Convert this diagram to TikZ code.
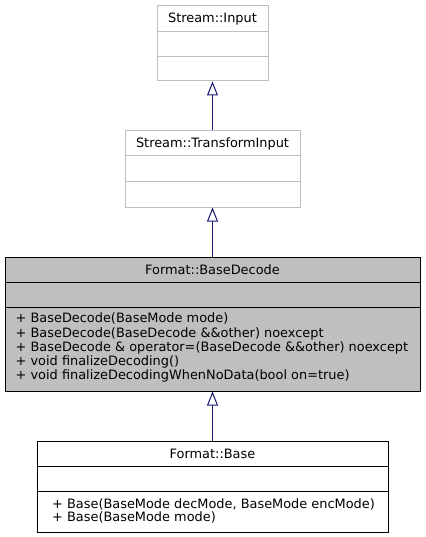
\documentclass[tikz,border=0pt]{standalone}
\usepackage{fontspec}
\setmainfont{DejaVu Sans}
\usetikzlibrary{arrows.meta}
\definecolor{edgeblue}{HTML}{191970}
\definecolor{lightborder}{HTML}{BFBFBF}
\definecolor{grayfill}{HTML}{BFBFBF}
\begin{document}
\begin{tikzpicture}[x=1pt,y=-1pt,
  classbox/.style={draw, line width=1pt, inner sep=0pt, fill=white},
  titletext/.style={font=\fontsize{12.9}{14}\selectfont, inner sep=0pt},
  membertext/.style={font=\fontsize{12.9}{14.2}\selectfont, inner sep=0pt, align=left, anchor=west},
  inherit/.style={draw=edgeblue, line width=1pt, -{Triangle[open, length=14pt, width=11pt, fill=white]}}
]
\useasboundingbox (0,0) rectangle (425,537);
% Stream::Input
\node[classbox, draw=lightborder, minimum width=111pt, minimum height=75pt] (input) at (212.5,43.5) {};
\draw[lightborder, line width=1pt] (157,31.5) -- (268,31.5) (157,56.5) -- (268,56.5);
\node[titletext] (inputtitle) at (212.5,18.75) {Stream::Input};
% Stream::TransformInput
\node[classbox, draw=lightborder, minimum width=175pt, minimum height=76pt] (transform) at (212.5,169) {};
\draw[lightborder, line width=1pt] (125,156) -- (300,156) (125,182) -- (300,182);
\node[titletext] (transformtitle) at (212.5,143.5) {Stream::TransformInput};
% Format::BaseDecode
\node[classbox, fill=grayfill, minimum width=415pt, minimum height=134pt] (decode) at (212.5,324) {};
\draw[line width=1pt] (5,282) -- (420,282) (5,307) -- (420,307);
\node[titletext] (decodetitle) at (212.5,269.5) {Format::BaseDecode};
\node[membertext] (decodemembers) at (15.5,347.75) {+ BaseDecode(BaseMode mode)\\
+ BaseDecode(BaseDecode \&\&other) noexcept\\
+ BaseDecode \& operator=(BaseDecode \&\&other) noexcept\\
+ void finalizeDecoding()\\
+ void finalizeDecodingWhenNoData(bool on=true)};
% Format::Base
\node[classbox, minimum width=351pt, minimum height=91pt] (base) at (212.5,486.5) {};
\draw[line width=1pt] (37,466) -- (388,466) (37,491) -- (388,491);
\node[titletext] (basetitle) at (212.5,453.5) {Format::Base};
\node[membertext, font=\fontsize{12.9}{13.5}\selectfont] (basemembers) at (52,510.75) {+ Base(BaseMode decMode, BaseMode encMode)\\
+ Base(BaseMode mode)};
% inheritance
\draw[inherit] (transform.north) -- (input.south);
\draw[inherit] (decode.north) -- (transform.south);
\draw[inherit] (base.north) -- (decode.south);
\end{tikzpicture}
\end{document}
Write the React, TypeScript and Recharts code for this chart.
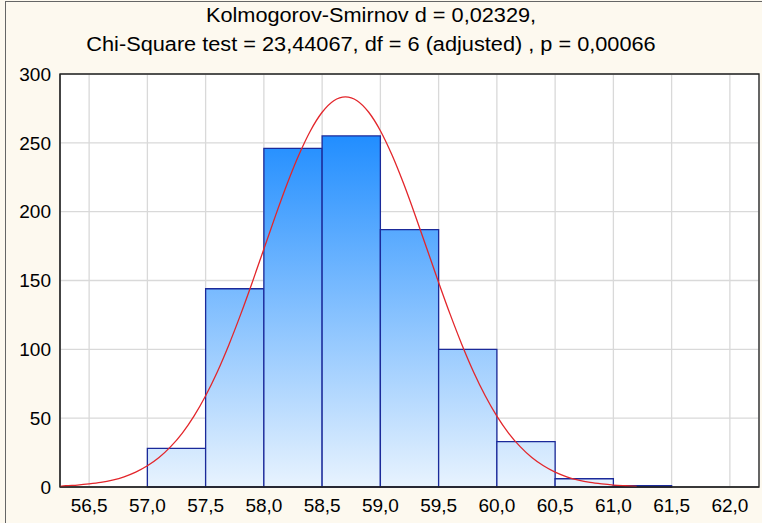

• • • • • • •

* WHAT YOU ARE ASKED TO DO *
Working from the entries above, return all lines that contain "this".

* RESPONSE TO THE EXERCISE *
Convert this diagram to TikZ code.
Write the React, TypeScript and Recharts code for this chart.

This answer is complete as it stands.